KAINA: ‘It Was a Home’
There is a quiet rumbling to singer KAINA’s sophomore album, It Was a Home. The record follows her 2019 debut, Next to The Sun, and directly deals with being a first-gen kid trying to find their way in an uncertain and unforgiving world. It stirs and fits as though a sleeping giant on the cusp of a nightmare. Yet, beneath that veneer of implied hopelessness is a great deal of joy and playfulness. KAINA’s album, buoyed by her bulletproof voice and collaborative spirit, is a bright spot in a largely uneven year for music.
The album revolves around all types of love, and the process of discovering a wholeness within yourself. Illustrating this journey best are opener “Anybody Can Be in Love” and eleventh track “Friend of Mine.” The former tune asserts love is an infinite resource to bask in, and the latter song is a personal reckoning punctuated by the lines, “I would like to give myself as much as I give everyone else / Think twice, get my energy right… ‘Cause I’m a friend of mine.” One begets the other—and is emblematic of just how much sense the album makes.
Alongside this serious motif, however, is a childlike wonder. The song and accompanying video for “Apple” in particular is elastic. KAINA’s entire vocal range is on display, and the psychedelic overtones of the music video—punctuated by her band emerging as a group of puppets to watch KAINA on an old television set—emphasize the delight of rooting around in your mind. It Was a Home carries a lightness even as it confronts abject pain. The record floats by in 12 meticulously crafted tracks, each its own vessel to pour into and out from as the album fountains down to the listener.
It Was a Home followed a period of writer’s block, brought on by the active trauma of the pandemic. The existence of this album, then, is a triumph. It is a testament to KAINA’s purpose as a creative, as someone who exists, in part, to share themselves, but also as someone who is wise enough to know when to give themselves the precious resource of time.
“This project was healing because it was getting back to myself,” KAINA shared with me in March. “I felt so disconnected from myself in 2020, and disconnected from my life. This project was made after a year of not doing anything, sitting in my feelings, and giving myself more grace and patience than I thought I needed.”

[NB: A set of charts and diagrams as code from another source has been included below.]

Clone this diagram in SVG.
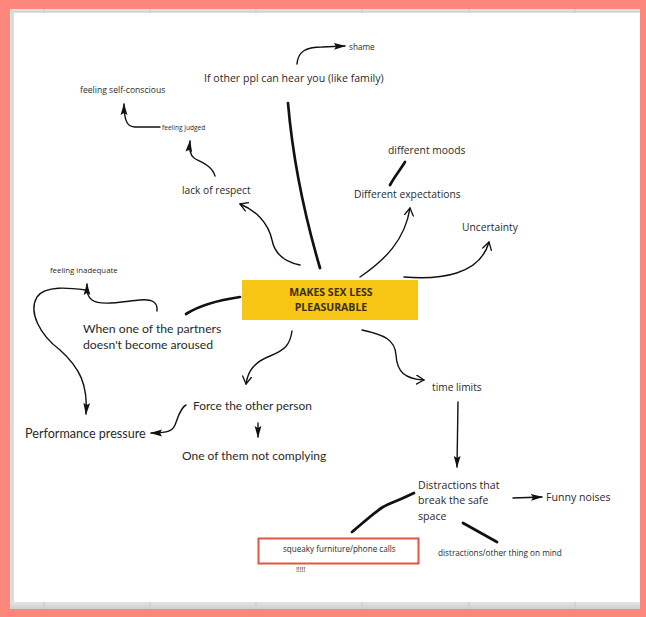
<svg xmlns="http://www.w3.org/2000/svg" width="646" height="617" viewBox="0 0 646 617">
  <defs>
    <style>
      .lbl { font-family: "Open Sans", "Liberation Sans", sans-serif; fill: #2a2a2a; }
      .rnd { font-family: Lato, "Open Sans", sans-serif; fill: #2a2a2a; }
      .head { font-family: "Open Sans", "Liberation Sans", sans-serif; font-weight: bold; fill: #3a2e10; font-size: 10.5px; }
      .ink { fill: none; stroke: #111; stroke-width: 1.4; stroke-linecap: round; stroke-linejoin: round; }
      .thick { fill: none; stroke: #111; stroke-width: 2.7; stroke-linecap: round; }
      .solid { marker-end: url(#tipSolid); }
      .open { marker-end: url(#tipOpen); }
      .grid { stroke: #c9c9c9; stroke-width: 1; }
    </style>
    <marker id="tipSolid" viewBox="0 0 12 8" refX="11" refY="4" markerWidth="12" markerHeight="8" markerUnits="userSpaceOnUse" orient="auto">
      <path d="M0,0.6 L12,4 L0,7.4 L2,4 Z" fill="#111"/>
    </marker>
    <marker id="tipOpen" viewBox="0 0 9 10" refX="8" refY="5" markerWidth="9" markerHeight="10" markerUnits="userSpaceOnUse" orient="auto">
      <path d="M0.5,0.5 L8,5 L0.5,9.5" fill="none" stroke="#111" stroke-width="1.3" stroke-linecap="round" stroke-linejoin="round"/>
    </marker>
    <linearGradient id="shadowB" x1="0" y1="0" x2="0" y2="1">
      <stop offset="0" stop-color="#e4e4e4"/>
      <stop offset="1" stop-color="#cfcfcf"/>
    </linearGradient>
  </defs>

  <!-- page frame -->
  <rect x="0" y="0" width="646" height="617" fill="#fe877c"/>
  <rect x="10" y="9" width="630" height="600" fill="#e3e3e3"/>
  <rect x="10" y="602" width="630" height="7" fill="url(#shadowB)"/>
  <line x1="10" y1="11.5" x2="640" y2="11.5" stroke="#d2d2d2" stroke-width="1.5"/>
  <line x1="12.5" y1="9" x2="12.5" y2="602" stroke="#d6d6d6" stroke-width="1.5"/>
  <g class="grid">
    <line x1="44" y1="9" x2="44" y2="13"/><line x1="150" y1="9" x2="150" y2="13"/>
    <line x1="256" y1="9" x2="256" y2="13"/><line x1="362" y1="9" x2="362" y2="13"/>
    <line x1="469" y1="9" x2="469" y2="13"/><line x1="575" y1="9" x2="575" y2="13"/>
    <line x1="44" y1="602" x2="44" y2="609"/><line x1="150" y1="602" x2="150" y2="609"/>
    <line x1="256" y1="602" x2="256" y2="609"/><line x1="362" y1="602" x2="362" y2="609"/>
    <line x1="469" y1="602" x2="469" y2="609"/><line x1="575" y1="602" x2="575" y2="609"/>
  </g>
  <rect x="14" y="13" width="626" height="589" fill="#ffffff"/>

  <!-- connectors -->
  <g id="connectors">
    <path class="ink solid" d="M297,64 C298,52 305,47 322,47 L345,46"/>
    <path class="thick" d="M288,103 C292,150 300,200 320,268"/>
    <path class="ink open" d="M300,265 C285,262 275,255 272,240 C268,222 255,210 240,204"/>
    <path class="ink solid" d="M215,176 C212,165 200,162 194,158 C190,155 189,150 190,141"/>
    <path class="ink solid" d="M160,127 L135,127 C128,127 124,122 124,104"/>
    <path class="ink open" d="M360,277 C385,260 405,240 410,208"/>
    <path class="thick" d="M390,185 C395,176 400,170 405,162"/>
    <path class="ink open" d="M404,277 C440,280 480,275 489,242"/>
    <path class="thick" d="M240,297 C220,300 200,305 186,314"/>
    <path class="ink solid" d="M157,311 C158,302 152,299 140,300 C120,302 100,306 92,300 C88,297 87,294 87,284"/>
    <path class="ink solid" d="M86,290 C70,288 45,285 37,297 C28,312 40,335 60,350 C80,368 88,385 86,414"/>
    <path class="ink open" d="M292,331 C290,345 285,350 270,356 C255,362 248,370 246,384"/>
    <path class="ink solid" d="M186,405 C180,408 178,418 175,425 C172,432 165,433 151,433"/>
    <path class="ink solid" d="M258,423 L258,437"/>
    <path class="ink open" d="M362,330 C385,335 395,340 396,355 C397,372 405,379 424,380"/>
    <path class="ink solid" d="M458,402 L457,467"/>
    <path class="ink solid" d="M513,498 L542,497"/>
    <path class="thick" d="M414,493 C400,500 390,503 383,507 C372,514 362,524 352,532"/>
    <path class="thick" d="M463,523 L497,542"/>
  </g>

  <!-- nodes -->
  <g id="center">
    <rect x="242" y="280" width="176" height="40" fill="#f7c514"/>
    <text class="head" x="331" y="296" text-anchor="middle">MAKES SEX LESS</text>
    <text class="head" x="331" y="311" text-anchor="middle">PLEASURABLE</text>
  </g>
  <g id="shame"><text class="lbl" x="349" y="50" font-size="8.2">shame</text></g>
  <g id="hear"><text class="lbl" x="204" y="82" font-size="10.6">If other ppl can hear you (like family)</text></g>
  <g id="self-conscious"><text class="lbl" x="80" y="93" font-size="8.6">feeling self-conscious</text></g>
  <g id="judged"><text class="lbl" x="162" y="130" font-size="6.6">feeling judged</text></g>
  <g id="respect"><text class="lbl" x="182" y="194" font-size="10.2">lack of respect</text></g>
  <g id="moods"><text class="lbl" x="388" y="154" font-size="10.3">different moods</text></g>
  <g id="expectations"><text class="lbl" x="354" y="198" font-size="10.3">Different expectations</text></g>
  <g id="uncertainty"><text class="lbl" x="462" y="231" font-size="10.3">Uncertainty</text></g>
  <g id="inadequate"><text class="lbl" x="50" y="273" font-size="7.8">feeling inadequate</text></g>
  <g id="aroused">
    <text class="rnd" x="83" y="333" font-size="12.2">When one of the partners</text>
    <text class="rnd" x="83" y="349" font-size="12.2">doesn't become aroused</text>
  </g>
  <g id="performance"><text class="rnd" x="25" y="438" font-size="12.6">Performance pressure</text></g>
  <g id="force"><text class="rnd" x="193" y="410" font-size="11.9">Force the other person</text></g>
  <g id="complying"><text class="rnd" x="182" y="460" font-size="12">One of them not complying</text></g>
  <g id="time"><text class="lbl" x="432" y="391" font-size="10.2">time limits</text></g>
  <g id="distractions">
    <text class="lbl" x="418" y="489" font-size="10.6">Distractions that</text>
    <text class="lbl" x="418" y="504" font-size="10.6">break the safe</text>
    <text class="lbl" x="418" y="520" font-size="10.6">space</text>
  </g>
  <g id="funny"><text class="lbl" x="546" y="501" font-size="10.6">Funny noises</text></g>
  <g id="mind"><text class="lbl" x="438" y="556" font-size="8.2">distractions/other thing on mind</text></g>
  <g id="squeaky">
    <rect x="258.5" y="538.5" width="160" height="25" fill="#ffffff" stroke="#e2553e" stroke-width="2"/>
    <text class="lbl" x="283" y="552" font-size="8.1">squeaky furniture/phone calls</text>
    <text class="lbl" x="296" y="572" font-size="7">!!!!!</text>
  </g>
</svg>
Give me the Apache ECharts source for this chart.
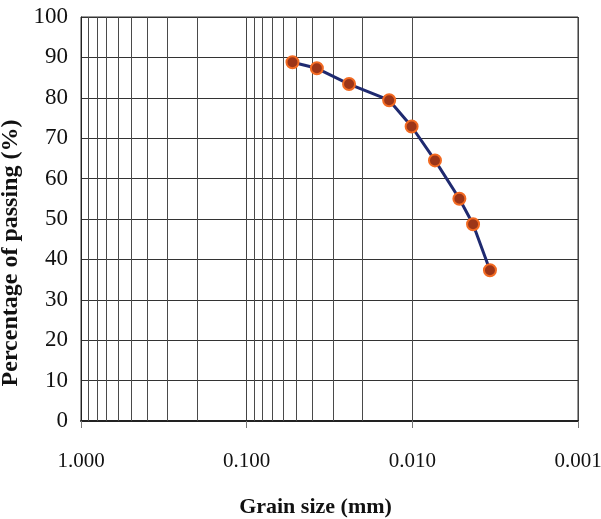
<!DOCTYPE html>
<html>
<head>
<meta charset="utf-8">
<script src="https://cdn.jsdelivr.net/npm/echarts@6/dist/echarts.min.js"></script>
<style>
  html, body { margin: 0; padding: 0; background: #fff; }
  #chart { width: 601px; height: 519px; }
</style>
</head>
<body>
<div id="chart"></div>
<script>
// grain size distribution (hydrometer part)
var grainSize = [0.0529, 0.0377, 0.0241, 0.0138, 0.0101, 0.0073, 0.0052, 0.0043, 0.0034];
var passing = [88.8, 87.3, 83.4, 79.4, 72.9, 64.5, 55.0, 48.7, 37.3];

// log grid: decades and the minor lines inside each decade
var decades = [1, 0.1, 0.01];
var minorSteps = [0.9, 0.8, 0.7, 0.6, 0.5, 0.4, 0.3, 0.2];

var serif = '"Liberation Serif", "Times New Roman", serif';

var minorLines = [];
decades.forEach(function (d) {
  minorSteps.forEach(function (m) {
    minorLines.push({ xAxis: +(d * m).toPrecision(3) });
  });
});

var chart = echarts.init(document.getElementById('chart'));
chart.setOption({
  animation: false,
  grid: {
    left: 81, right: 23, top: 17, bottom: 98,
    outerBoundsMode: 'none',
    containLabel: false,
    show: true,
    borderColor: '#333',
    borderWidth: 1
  },
  xAxis: {
    type: 'log',
    logBase: 10,
    min: 0.001,
    max: 1,
    inverse: true,
    name: 'Grain size (mm)',
    nameLocation: 'middle',
    nameGap: 75,
    nameTextStyle: {
      fontFamily: serif, fontSize: 22, fontWeight: 'bold', color: '#111',
      padding: [0, 28, 0, 0]
    },
    axisLine: { lineStyle: { color: '#222', width: 2 } },
    axisTick: { show: true, length: 7, lineStyle: { color: '#777' } },
    axisLabel: {
      margin: 30,
      fontFamily: serif,
      fontSize: 21,
      color: '#111',
      formatter: function (v) { return v.toFixed(3); }
    },
    splitLine: { show: true, lineStyle: { color: '#444', width: 1 } }
  },
  yAxis: {
    type: 'value',
    min: 0,
    max: 100,
    interval: 10,
    name: 'Percentage of passing (%)',
    nameLocation: 'middle',
    nameGap: 47,
    nameTextStyle: {
      fontFamily: serif, fontSize: 24, fontWeight: 'bold', color: '#111',
      padding: [0, 68, 0, 0]
    },
    axisLine: { show: true, lineStyle: { color: '#222', width: 1 } },
    axisTick: { show: false },
    axisLabel: { margin: 13, fontFamily: serif, fontSize: 23, color: '#111' },
    splitLine: { show: true, lineStyle: { color: '#333', width: 1 } }
  },
  series: [
    {
      type: 'line',
      data: [],
      silent: true,
      markLine: {
        silent: true,
        symbol: 'none',
        label: { show: false },
        lineStyle: { color: '#4a4a4a', width: 1, type: 'solid' },
        data: minorLines
      }
    },
    {
      type: 'line',
      data: grainSize.map(function (g, i) { return [g, passing[i]]; }),
      lineStyle: { color: '#1f2a70', width: 3 },
      symbol: 'circle',
      symbolSize: 12,
      itemStyle: { color: '#9c3518', borderColor: '#f26a22', borderWidth: 2 },
      z: 5
    }
  ]
});
</script>
</body>
</html>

In the last six months, It Was a Home has become, to me, a record of abundance. The album feels most concerned with accepting and embracing a flood of love and appreciation for the self, for the proverbial home, for the community, and all the other little things that help piece us together as a people. The album brims with hope and encouragement. It sounds like anchoring through your breath and finding strength on the exhale. It is an album built to endure the peaks and valleys of being alive, and as a result, It Was a Home is easy to live with—the album is, true to its content, a friend of mine.